Arguing for arraignment of former IPS officer Rahul Sharma in the 2002 Naroda Gam riots case, defence lawyer Chetan Shah today said call records of top officials in the case went missing as part of a conspiracy against the accused.
Shah told special SIT judge M K Dave that the CD went missing because it contained call details of some of the top officials in the case and could have served as vital evidence in support of those accused in the case.
He said the CD was destroyed as part of a conspiracy hatched against the accused by the then UPA government, adding that the duplicate CD did not have call details of top officials.
The matter will be heard further on April 11.
Shah was earlier asked by the court to prove how Sharma destroyed the CD, in order for the latter to be made an accused for destruction of evidence, after Shah moved an application alleging that Sharma had misplaced the original CD.
He had told the court that the CD containing important call details of state functionaries during the riots was misplaced and instead a duplicate CD was submitted on October 30, 2004 before the Nanavati Commission probing the riots.

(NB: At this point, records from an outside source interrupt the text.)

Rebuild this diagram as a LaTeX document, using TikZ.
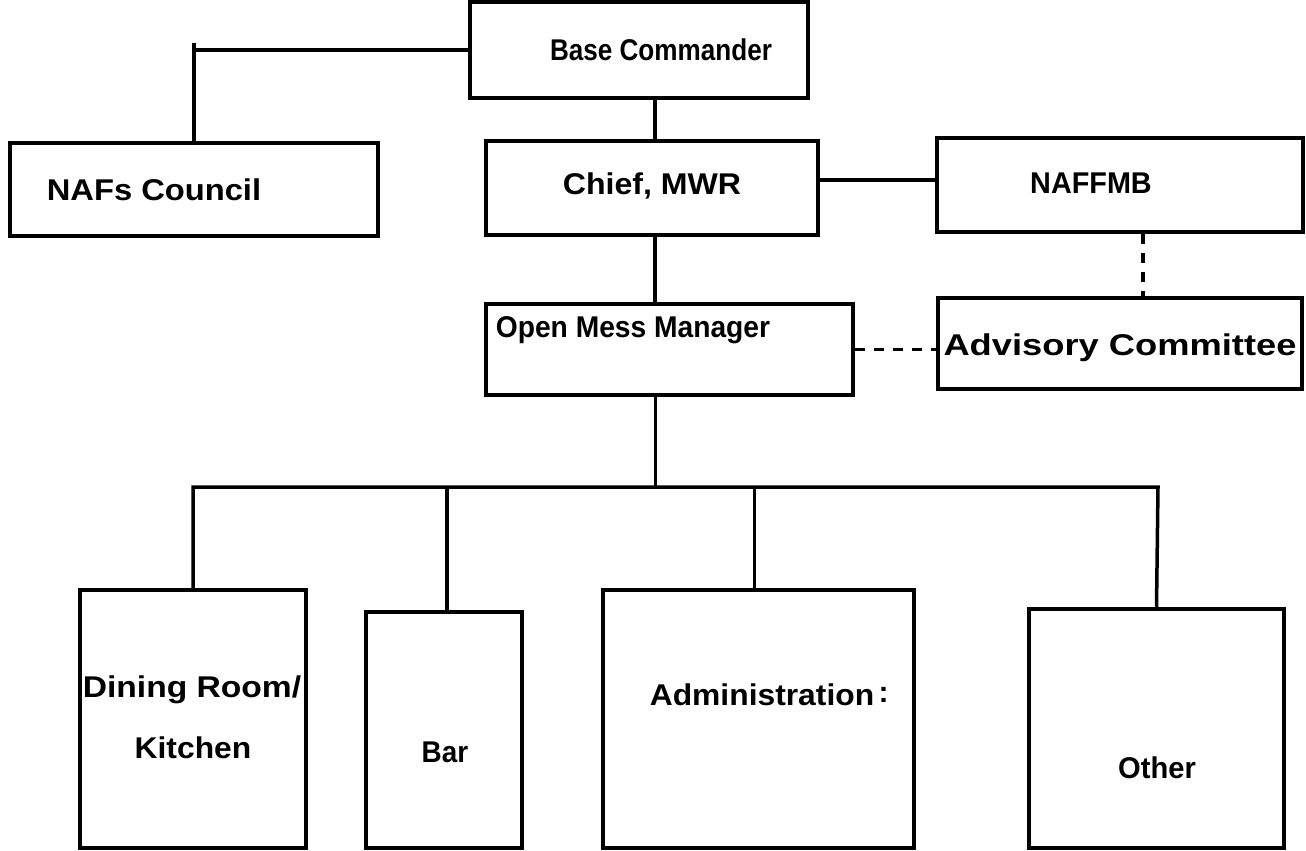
\documentclass[tikz,border=0pt]{standalone}
\usepackage{graphicx}
\usepackage{fontspec}
\setmainfont{Liberation Sans}
\newcommand{\sx}[2]{\scalebox{#1}[1]{#2}}
\begin{document}
\begin{tikzpicture}[x=1pt,y=-1pt,
  box/.style={draw, line width=4.5pt, inner sep=0pt},
  conn/.style={line width=3.5pt},
  dconn/.style={line width=3.5pt, dash pattern=on 10pt off 9pt},
  lbl/.style={inner sep=0pt, font=\bfseries\fontsize{30}{36}\selectfont}]
\useasboundingbox (0,0) rectangle (1306,851);
% boxes
\node[box, minimum width=338pt, minimum height=96pt] (bc) at (639,50) {};
\node[box, minimum width=368pt, minimum height=93pt] (naf) at (194,189.5) {};
\node[box, minimum width=332pt, minimum height=94pt] (chief) at (652,188) {};
\node[box, minimum width=366pt, minimum height=94pt] (naffmb) at (1120,185) {};
\node[box, minimum width=367pt, minimum height=91pt] (omm) at (669.5,349.5) {};
\node[box, minimum width=364pt, minimum height=91pt] (adv) at (1120,343.5) {};
\node[box, minimum width=226pt, minimum height=258pt] (dining) at (193,719) {};
\node[box, minimum width=156pt, minimum height=236pt] (bar) at (444,730) {};
\node[box, minimum width=311pt, minimum height=258pt] (admin) at (758.5,719) {};
\node[box, minimum width=255pt, minimum height=239pt] (other) at (1156.5,728.5) {};
% labels
\node[lbl] (tbc) at (661,50) {\sx{0.87}{Base Commander}};
\node[lbl] (tnaf) at (154,190) {\sx{1.09}{NAFs Council}};
\node[lbl] (tchief) at (652,186) {\sx{1.07}{Chief, MWR}};
\node[lbl] (tnaffmb) at (1091,183) {\sx{0.96}{NAFFMB}};
\node[lbl] (tomm) at (633,330) {\sx{0.94}{Open Mess Manager}};
\node[lbl] (tadv) at (1120,348) {\sx{1.21}{Advisory Committee}};
\node[lbl] (tdin1) at (192,690) {\sx{1.12}{Dining Room/}};
\node[lbl] (tdin2) at (193,748) {\sx{1.06}{Kitchen}};
\node[lbl] (tbar) at (445,752) {\sx{0.93}{Bar}};
\node[lbl] (tadm) at (762,695) {\sx{1.06}{Administration}};
\node[lbl, anchor=west] (tcolon) at ([xshift=4pt]tadm.east) {:};
\node[lbl] (toth) at (1157,768) {\sx{0.97}{Other}};
% connectors
\coordinate (busL) at (193,487);
\coordinate (busR) at (1158,487);
\draw[conn] (bc.west) -| (naf.north);
\draw[conn] (naf.north |- bc.west) -- ++(0,-7);
\draw[conn] ([xshift=16pt]bc.south) -- ([xshift=16pt]bc.south |- chief.north);
\draw[conn] ([yshift=8pt]chief.east) -- ([yshift=8pt]chief.east -| naffmb.west);
\draw[conn] ([xshift=3pt]chief.south) -- ([xshift=3pt]chief.south |- omm.north);
\draw[dconn] ([xshift=23pt]naffmb.south) -- ([xshift=23pt]naffmb.south |- adv.north);
\draw[dconn] (omm.east) -- (omm.east -| adv.west);
\draw[conn] ([xshift=-14pt]omm.south) -- ([xshift=-14pt]omm.south |- busL);
\draw[conn] (dining.north) |- (busR) -- (other.north);
\draw[conn] ([xshift=3pt]bar.north) -- ([xshift=3pt]bar.north |- busL);
\draw[conn] ([xshift=-4pt]admin.north) -- ([xshift=-4pt]admin.north |- busL);
\end{tikzpicture}
\end{document}
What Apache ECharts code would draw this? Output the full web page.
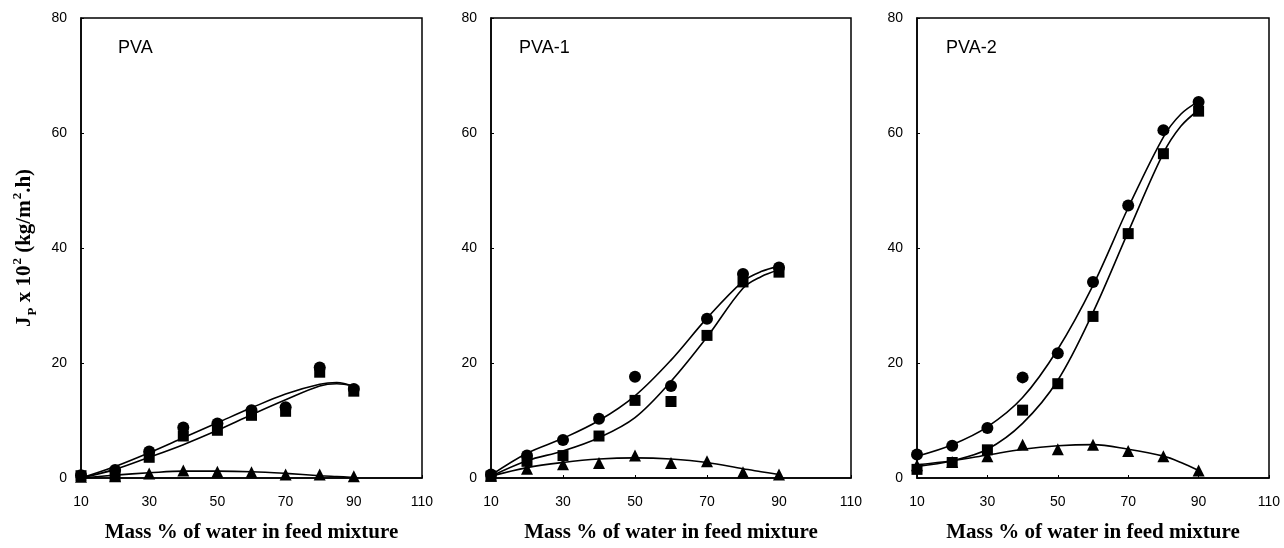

Replying to the notice issued by the court on Shah's plea, Sharma had earlier said that it was "erroneous", an attempt to "delay the trials" and "deserves to be dismissed."
He also said that the existence of the CD would not have been known had he not told the Commission about it in 2004.
Sharma, a 1992-batch IPS officer, had voluntarily retired from service in 2015.
As the then deputy commissioner of police in the state control room in 2002, he had assisted police, for a brief period, in the investigation of the riots and had made a CD of call records of some important officers and leaders.
Along with Sharma, Shah had also sought arraignment of then investigation officer P L Mal.
The CD, containing the call details of ministers, bureaucrats and police officers during the 2002 riots, was seen as an important piece of evidence, detailing the location of the accused in various post-Godhra riots cases, including that of Naroda Gam.
Eleven persons from the minority community were killed in the Naroda Gam locality of Ahmedabad by a mob on February 28, 2002, a day after the S-6 coach of Sabarmati Express was charred, leaving 59 people dead.
In 2009, the SIT had filed a charge-sheet in the case and arraigned 83 people as accused, including then Gujarat minister Maya Kodnani of the BJP.